#### Supplied material:
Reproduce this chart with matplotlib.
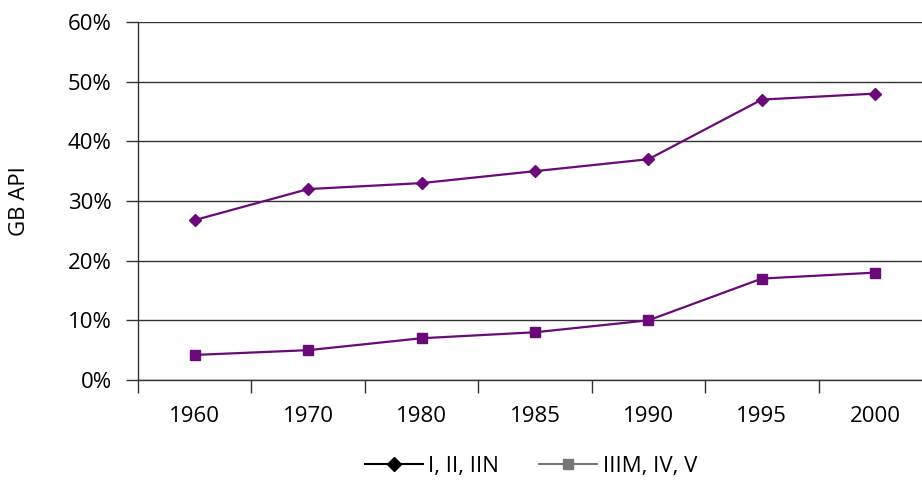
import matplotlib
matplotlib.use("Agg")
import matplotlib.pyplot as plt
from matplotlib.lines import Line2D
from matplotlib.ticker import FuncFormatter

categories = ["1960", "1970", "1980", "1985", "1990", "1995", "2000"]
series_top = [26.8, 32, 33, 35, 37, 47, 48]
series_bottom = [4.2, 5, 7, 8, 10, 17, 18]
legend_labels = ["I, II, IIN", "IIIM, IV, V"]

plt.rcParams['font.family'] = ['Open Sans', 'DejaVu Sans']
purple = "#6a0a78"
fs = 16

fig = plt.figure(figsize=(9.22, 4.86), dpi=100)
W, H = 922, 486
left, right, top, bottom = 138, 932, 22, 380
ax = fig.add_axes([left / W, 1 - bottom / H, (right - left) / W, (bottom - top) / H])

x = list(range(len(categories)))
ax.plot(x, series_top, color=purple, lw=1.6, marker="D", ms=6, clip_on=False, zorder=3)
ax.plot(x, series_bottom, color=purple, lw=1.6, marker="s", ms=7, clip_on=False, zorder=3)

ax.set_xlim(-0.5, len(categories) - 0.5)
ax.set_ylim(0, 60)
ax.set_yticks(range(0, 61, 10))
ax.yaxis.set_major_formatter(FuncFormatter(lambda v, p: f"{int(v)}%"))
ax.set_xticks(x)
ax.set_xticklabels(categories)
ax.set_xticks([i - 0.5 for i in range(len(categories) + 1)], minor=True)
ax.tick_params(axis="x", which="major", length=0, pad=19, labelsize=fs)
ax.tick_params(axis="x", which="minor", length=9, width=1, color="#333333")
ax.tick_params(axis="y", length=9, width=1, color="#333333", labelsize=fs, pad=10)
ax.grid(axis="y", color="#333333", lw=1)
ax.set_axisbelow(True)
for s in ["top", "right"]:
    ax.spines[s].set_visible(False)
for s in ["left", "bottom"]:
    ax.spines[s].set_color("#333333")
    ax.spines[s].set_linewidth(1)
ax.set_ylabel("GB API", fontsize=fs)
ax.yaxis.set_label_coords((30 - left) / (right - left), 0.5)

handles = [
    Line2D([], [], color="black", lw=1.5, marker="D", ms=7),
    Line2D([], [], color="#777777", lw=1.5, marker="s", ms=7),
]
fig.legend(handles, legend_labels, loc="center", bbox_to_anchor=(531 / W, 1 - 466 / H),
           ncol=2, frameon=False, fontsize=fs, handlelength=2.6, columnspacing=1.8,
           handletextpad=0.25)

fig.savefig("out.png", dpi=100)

#### What to do:
Copy every line that includes the string "matplotlib" from the material above.

#### Final answer:
Reproduce this chart with matplotlib.
import matplotlib
matplotlib.use("Agg")
import matplotlib.pyplot as plt
from matplotlib.lines import Line2D
from matplotlib.ticker import FuncFormatter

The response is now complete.